## start

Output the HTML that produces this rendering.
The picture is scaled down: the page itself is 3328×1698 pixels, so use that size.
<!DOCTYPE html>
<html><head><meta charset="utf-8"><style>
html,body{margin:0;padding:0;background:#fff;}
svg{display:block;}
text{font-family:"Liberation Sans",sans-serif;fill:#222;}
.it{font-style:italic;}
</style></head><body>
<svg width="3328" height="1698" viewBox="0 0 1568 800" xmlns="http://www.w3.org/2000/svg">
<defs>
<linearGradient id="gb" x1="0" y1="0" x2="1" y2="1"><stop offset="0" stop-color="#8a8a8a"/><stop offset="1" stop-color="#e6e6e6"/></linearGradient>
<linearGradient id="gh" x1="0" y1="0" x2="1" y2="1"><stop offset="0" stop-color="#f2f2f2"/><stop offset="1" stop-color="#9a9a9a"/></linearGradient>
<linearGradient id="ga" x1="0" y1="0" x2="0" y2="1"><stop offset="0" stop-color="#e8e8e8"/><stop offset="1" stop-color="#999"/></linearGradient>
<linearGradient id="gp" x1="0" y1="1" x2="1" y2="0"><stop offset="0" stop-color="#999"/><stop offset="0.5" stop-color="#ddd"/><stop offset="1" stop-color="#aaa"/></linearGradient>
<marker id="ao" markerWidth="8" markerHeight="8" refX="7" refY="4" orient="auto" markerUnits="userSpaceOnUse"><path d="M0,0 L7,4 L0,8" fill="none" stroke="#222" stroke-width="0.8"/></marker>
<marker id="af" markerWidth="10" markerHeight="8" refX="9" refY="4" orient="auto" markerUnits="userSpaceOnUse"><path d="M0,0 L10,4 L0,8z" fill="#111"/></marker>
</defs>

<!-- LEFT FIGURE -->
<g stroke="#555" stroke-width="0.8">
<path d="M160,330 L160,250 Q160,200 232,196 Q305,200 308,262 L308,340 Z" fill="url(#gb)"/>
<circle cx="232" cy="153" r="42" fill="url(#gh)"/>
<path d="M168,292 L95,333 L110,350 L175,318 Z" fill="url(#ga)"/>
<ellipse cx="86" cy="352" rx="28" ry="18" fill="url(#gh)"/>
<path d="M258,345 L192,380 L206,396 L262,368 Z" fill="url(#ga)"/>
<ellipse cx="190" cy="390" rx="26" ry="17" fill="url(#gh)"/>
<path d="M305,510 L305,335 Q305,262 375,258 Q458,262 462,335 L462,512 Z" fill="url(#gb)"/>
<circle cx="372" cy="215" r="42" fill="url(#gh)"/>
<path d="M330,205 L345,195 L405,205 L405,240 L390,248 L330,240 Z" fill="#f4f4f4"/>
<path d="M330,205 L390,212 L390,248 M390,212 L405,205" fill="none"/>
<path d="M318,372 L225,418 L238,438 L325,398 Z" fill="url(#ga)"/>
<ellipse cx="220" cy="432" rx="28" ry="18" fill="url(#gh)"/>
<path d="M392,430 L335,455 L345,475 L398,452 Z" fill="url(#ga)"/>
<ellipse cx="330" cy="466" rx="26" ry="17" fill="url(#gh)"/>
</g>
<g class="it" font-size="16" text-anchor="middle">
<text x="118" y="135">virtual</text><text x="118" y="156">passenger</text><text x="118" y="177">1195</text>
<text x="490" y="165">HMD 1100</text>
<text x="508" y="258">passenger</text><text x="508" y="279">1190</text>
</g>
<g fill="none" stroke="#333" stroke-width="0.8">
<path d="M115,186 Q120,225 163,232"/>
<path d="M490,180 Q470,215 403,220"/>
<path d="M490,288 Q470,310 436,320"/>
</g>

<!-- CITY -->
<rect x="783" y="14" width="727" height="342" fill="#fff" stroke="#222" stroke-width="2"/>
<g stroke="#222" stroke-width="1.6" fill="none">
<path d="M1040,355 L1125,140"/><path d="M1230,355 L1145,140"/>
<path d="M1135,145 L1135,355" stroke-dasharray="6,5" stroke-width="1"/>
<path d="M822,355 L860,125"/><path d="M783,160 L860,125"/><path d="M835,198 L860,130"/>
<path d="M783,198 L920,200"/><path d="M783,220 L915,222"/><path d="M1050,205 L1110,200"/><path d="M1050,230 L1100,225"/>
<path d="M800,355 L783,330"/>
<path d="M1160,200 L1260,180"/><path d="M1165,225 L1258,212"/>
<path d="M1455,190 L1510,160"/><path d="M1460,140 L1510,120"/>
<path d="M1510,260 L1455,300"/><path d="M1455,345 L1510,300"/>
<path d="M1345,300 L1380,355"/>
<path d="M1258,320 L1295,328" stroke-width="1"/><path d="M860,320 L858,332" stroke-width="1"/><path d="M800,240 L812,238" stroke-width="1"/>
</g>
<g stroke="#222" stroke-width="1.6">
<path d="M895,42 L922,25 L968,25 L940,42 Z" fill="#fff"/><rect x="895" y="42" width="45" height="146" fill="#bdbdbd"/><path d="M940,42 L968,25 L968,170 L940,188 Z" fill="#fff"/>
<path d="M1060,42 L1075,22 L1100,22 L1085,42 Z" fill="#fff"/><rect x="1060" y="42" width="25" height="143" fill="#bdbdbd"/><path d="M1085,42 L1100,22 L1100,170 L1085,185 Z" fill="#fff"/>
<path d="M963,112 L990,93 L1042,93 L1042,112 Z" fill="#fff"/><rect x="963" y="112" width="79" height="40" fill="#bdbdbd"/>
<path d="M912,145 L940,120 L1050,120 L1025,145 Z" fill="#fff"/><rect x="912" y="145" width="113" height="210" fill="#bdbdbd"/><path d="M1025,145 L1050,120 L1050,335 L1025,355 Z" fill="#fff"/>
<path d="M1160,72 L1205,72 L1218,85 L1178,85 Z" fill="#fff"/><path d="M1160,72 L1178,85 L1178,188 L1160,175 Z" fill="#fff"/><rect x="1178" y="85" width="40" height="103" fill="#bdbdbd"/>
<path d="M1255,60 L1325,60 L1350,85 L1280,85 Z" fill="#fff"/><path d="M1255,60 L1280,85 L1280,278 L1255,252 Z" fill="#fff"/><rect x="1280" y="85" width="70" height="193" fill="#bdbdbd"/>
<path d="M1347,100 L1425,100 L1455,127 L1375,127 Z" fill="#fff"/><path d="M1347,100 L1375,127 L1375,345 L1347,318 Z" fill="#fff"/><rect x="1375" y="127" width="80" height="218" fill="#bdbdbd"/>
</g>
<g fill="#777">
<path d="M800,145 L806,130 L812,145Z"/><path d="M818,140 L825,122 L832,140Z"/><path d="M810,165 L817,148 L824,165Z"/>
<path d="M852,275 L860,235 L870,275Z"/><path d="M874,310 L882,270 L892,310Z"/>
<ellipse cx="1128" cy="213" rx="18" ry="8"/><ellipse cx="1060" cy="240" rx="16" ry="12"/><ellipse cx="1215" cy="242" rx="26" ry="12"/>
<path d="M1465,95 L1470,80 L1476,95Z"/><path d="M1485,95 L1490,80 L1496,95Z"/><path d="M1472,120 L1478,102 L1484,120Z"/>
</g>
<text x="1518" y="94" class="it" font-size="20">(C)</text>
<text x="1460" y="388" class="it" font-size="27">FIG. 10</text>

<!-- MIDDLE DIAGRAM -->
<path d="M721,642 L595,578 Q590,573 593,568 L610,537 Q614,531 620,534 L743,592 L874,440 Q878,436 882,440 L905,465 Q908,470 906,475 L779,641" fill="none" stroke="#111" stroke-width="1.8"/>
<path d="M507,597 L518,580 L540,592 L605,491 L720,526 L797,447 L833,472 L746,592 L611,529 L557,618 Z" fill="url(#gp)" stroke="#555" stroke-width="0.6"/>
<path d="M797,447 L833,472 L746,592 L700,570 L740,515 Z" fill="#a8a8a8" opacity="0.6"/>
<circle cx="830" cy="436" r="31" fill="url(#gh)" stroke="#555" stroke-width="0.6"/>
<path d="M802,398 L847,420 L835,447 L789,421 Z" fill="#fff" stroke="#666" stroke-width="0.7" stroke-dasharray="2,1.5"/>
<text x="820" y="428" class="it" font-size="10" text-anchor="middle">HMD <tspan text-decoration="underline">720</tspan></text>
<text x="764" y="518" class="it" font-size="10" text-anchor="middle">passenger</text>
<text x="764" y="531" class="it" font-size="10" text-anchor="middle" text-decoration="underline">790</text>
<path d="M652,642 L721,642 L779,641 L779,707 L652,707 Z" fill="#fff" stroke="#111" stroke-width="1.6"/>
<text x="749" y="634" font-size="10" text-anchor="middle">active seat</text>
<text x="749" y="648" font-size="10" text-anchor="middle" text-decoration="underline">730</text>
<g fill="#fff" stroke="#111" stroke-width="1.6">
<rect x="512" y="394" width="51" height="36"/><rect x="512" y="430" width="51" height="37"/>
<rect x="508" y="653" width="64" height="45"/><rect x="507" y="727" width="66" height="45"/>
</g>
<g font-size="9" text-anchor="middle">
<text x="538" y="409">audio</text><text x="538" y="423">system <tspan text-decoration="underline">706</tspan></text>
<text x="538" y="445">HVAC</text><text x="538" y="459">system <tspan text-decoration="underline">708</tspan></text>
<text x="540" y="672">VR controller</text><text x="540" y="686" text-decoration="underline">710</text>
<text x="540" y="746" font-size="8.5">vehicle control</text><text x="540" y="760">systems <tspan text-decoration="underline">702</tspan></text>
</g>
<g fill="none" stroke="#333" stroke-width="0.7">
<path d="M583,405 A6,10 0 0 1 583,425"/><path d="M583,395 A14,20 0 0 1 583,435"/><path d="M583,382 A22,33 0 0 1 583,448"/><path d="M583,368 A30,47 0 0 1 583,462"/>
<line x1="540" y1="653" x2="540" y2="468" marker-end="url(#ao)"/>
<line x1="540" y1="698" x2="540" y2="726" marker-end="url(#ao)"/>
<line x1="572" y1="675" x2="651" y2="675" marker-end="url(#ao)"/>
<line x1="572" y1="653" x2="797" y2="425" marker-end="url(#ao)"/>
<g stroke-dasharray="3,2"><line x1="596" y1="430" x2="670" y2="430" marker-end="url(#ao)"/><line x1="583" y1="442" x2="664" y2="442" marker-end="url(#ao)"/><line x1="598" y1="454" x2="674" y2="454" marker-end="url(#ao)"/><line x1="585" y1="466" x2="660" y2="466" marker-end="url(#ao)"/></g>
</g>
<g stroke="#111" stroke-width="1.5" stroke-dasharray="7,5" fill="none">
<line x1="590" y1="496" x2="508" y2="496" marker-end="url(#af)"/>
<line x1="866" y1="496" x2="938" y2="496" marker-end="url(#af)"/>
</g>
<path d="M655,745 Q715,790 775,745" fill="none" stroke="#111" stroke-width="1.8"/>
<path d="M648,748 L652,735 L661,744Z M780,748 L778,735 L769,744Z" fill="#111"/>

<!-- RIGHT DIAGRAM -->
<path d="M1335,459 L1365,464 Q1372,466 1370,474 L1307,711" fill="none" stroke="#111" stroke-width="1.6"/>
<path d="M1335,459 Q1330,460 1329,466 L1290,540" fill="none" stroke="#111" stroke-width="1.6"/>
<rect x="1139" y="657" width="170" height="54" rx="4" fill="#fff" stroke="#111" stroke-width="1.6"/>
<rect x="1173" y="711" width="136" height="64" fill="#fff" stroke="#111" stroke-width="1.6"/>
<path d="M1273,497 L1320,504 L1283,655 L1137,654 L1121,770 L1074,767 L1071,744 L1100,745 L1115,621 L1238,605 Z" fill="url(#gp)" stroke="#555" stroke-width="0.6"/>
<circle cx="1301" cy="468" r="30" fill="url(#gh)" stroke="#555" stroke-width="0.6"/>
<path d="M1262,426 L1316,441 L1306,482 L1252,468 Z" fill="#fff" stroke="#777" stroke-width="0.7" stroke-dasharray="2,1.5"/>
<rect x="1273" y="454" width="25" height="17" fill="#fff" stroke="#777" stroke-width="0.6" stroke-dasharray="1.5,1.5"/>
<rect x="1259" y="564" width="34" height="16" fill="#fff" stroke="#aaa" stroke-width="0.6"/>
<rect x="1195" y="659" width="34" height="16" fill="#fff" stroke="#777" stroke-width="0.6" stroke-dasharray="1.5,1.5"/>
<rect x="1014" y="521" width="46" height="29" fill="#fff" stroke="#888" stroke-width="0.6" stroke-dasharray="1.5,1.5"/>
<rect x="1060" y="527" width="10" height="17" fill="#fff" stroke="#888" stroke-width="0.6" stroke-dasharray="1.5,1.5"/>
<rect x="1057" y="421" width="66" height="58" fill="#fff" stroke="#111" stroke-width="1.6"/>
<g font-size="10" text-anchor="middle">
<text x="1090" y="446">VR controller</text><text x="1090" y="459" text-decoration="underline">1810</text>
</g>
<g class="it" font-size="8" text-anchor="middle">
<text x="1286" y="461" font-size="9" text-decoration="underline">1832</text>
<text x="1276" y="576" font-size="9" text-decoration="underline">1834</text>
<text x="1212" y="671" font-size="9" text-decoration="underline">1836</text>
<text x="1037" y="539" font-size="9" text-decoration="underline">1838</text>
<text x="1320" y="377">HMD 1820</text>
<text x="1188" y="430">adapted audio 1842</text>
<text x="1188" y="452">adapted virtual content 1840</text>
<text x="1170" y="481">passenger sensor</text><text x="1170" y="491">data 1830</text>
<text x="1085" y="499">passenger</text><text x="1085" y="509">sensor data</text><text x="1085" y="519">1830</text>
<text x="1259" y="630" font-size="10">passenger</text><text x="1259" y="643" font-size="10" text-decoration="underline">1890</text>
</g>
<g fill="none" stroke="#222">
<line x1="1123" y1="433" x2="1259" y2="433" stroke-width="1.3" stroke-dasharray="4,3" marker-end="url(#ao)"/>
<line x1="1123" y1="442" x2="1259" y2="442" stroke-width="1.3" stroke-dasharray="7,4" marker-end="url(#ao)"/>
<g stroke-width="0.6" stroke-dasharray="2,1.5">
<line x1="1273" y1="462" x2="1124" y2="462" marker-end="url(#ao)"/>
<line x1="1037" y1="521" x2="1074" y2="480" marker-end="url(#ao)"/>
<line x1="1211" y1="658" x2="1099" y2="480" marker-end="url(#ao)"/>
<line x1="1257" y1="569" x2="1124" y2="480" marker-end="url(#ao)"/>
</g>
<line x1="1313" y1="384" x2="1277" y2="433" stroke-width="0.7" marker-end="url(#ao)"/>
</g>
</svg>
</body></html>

## end

● Objective
Give the count of lines containing "that", with no added text.

● Response below
2